A leading Niger
rights activist was given a six-month suspended sentence on Thursday for
criticising President Mahamadou Issoufou’s handling of the Boko Haram threat in
a Facebook post.
Abdoul Ousmane Moumouni was sentenced by a court in the
capital Niamey for accusing Issoufou of a “trial-and-error” approach to the
jihadist threat and saying he found himself wishing the army would take power.
“We’re going to appeal this verdict, which we are not happy about,” fellow
activist Ousseini Abdoulaye Daouda told reporters.
The prosecutors had sought a
six-month custodial sentence for Moumouni, head of a pro-democracy group, who
was arrested on June 14 on charges of “conspiracy to plot constitutional
change”.
After one of the deadliest cross-border attacks by Nigeria-based Boko
Haram on June 3, in which 26 soldiers were killed, Moumouni posted a message on
Facebook calling on the Niger army to act.
“In view of the seriousness of the
situation and the supreme leader’s (Issoufou’s) trial-and-error approach,
despite being a staunch defender of democracy, I find myself hoping that our
army take its destiny and that of Niger’s people into its own hands,” he wrote.

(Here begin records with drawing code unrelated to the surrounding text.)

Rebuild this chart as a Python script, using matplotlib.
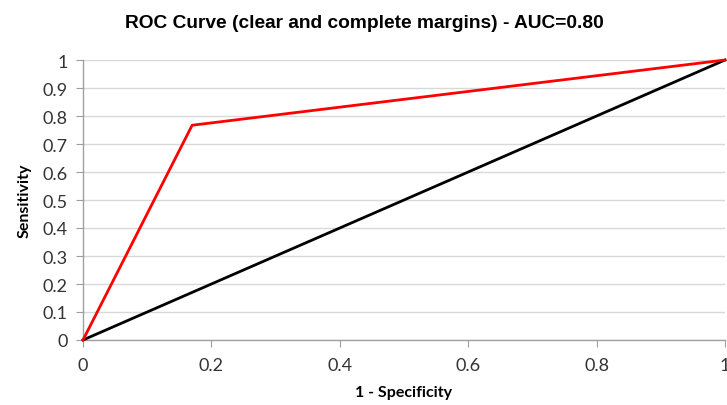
import matplotlib
matplotlib.use("Agg")
import matplotlib.pyplot as plt

# ROC points
fpr = [0.0, 0.17, 1.0]
tpr = [0.0, 0.767, 1.0]
diag_x = [0.0, 1.0]
diag_y = [0.0, 1.0]

x_ticks = [0, 0.2, 0.4, 0.6, 0.8, 1]
x_labels = ["0", "0.2", "0.4", "0.6", "0.8", "1"]
y_ticks = [0, 0.1, 0.2, 0.3, 0.4, 0.5, 0.6, 0.7, 0.8, 0.9, 1]
y_labels = ["0", "0.1", "0.2", "0.3", "0.4", "0.5", "0.6", "0.7", "0.8", "0.9", "1"]

plt.rcParams['font.family'] = ['Lato', 'DejaVu Sans']

fig = plt.figure(figsize=(7.27, 4.06), dpi=100)
ax = fig.add_axes([83/727, 1-341/406, 642/727, 280/406])

ax.plot(diag_x, diag_y, color='black', lw=2, clip_on=False, zorder=3)
ax.plot(fpr, tpr, color='#ff0000', lw=2, clip_on=False, zorder=4)

ax.set_xlim(0, 1)
ax.set_ylim(0, 1)
ax.set_xticks(x_ticks)
ax.set_xticklabels(x_labels)
ax.set_yticks(y_ticks)
ax.set_yticklabels(y_labels)
ax.tick_params(axis='both', labelsize=13, colors='#333333', length=5, color='#a0a0a0')
ax.tick_params(axis='x', pad=7)
ax.tick_params(axis='y', pad=6)

ax.grid(axis='y', color='#d9d9d9', lw=1)
ax.set_axisbelow(True)
for s in ['top', 'right']:
    ax.spines[s].set_visible(False)
for s in ['left', 'bottom']:
    ax.spines[s].set_color('#a0a0a0')
    ax.spines[s].set_linewidth(1)

ax.set_xlabel('1 - Specificity', fontsize=11.5, fontweight='bold', labelpad=9)
ax.set_ylabel('Sensitivity', fontsize=11.5, fontweight='bold', labelpad=8)
fig.text(0.5 * (128 + 600) / 727, 1-23/406, 'ROC Curve (clear and complete margins) - AUC=0.80',
         ha='center', va='center', fontsize=13.8, fontweight='bold',
         family=['Liberation Sans', 'DejaVu Sans'])

fig.savefig('out.png', dpi=100)
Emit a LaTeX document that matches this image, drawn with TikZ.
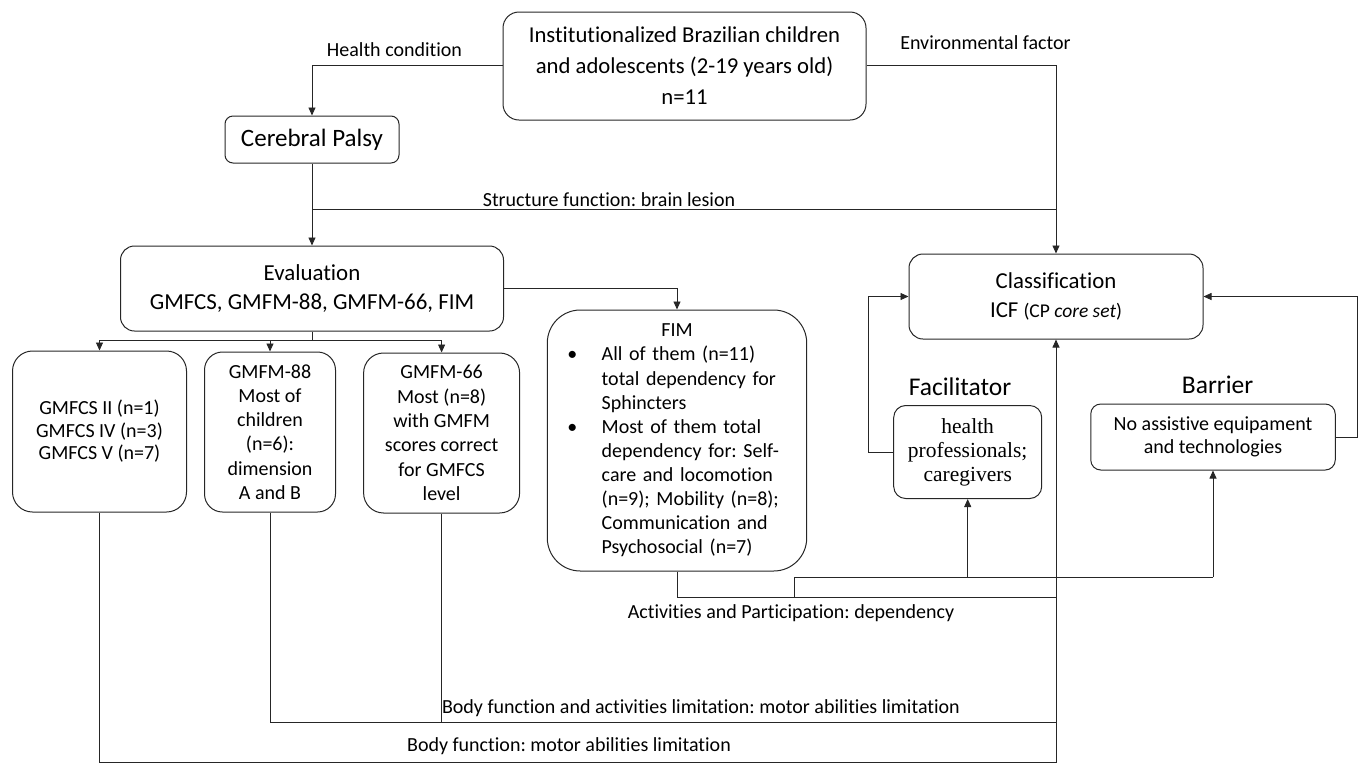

Amnesty International said his sentence set “a dangerous precedent” for freedom
of speech in Niger and called on the authorities to immediately drop all
charges against the activist.
Boko Haram’s seven-year insurgency has left at
least 20,000 people dead in Nigeria and border areas of neighbouring Niger,
Chad and Cameroon, and made more than 2.6 million homeless.
Some 2,000 Chadian
soldiers are set to launch a counter-offensive against the group in the region,
as part of a fight back by the four countries targeted by the group.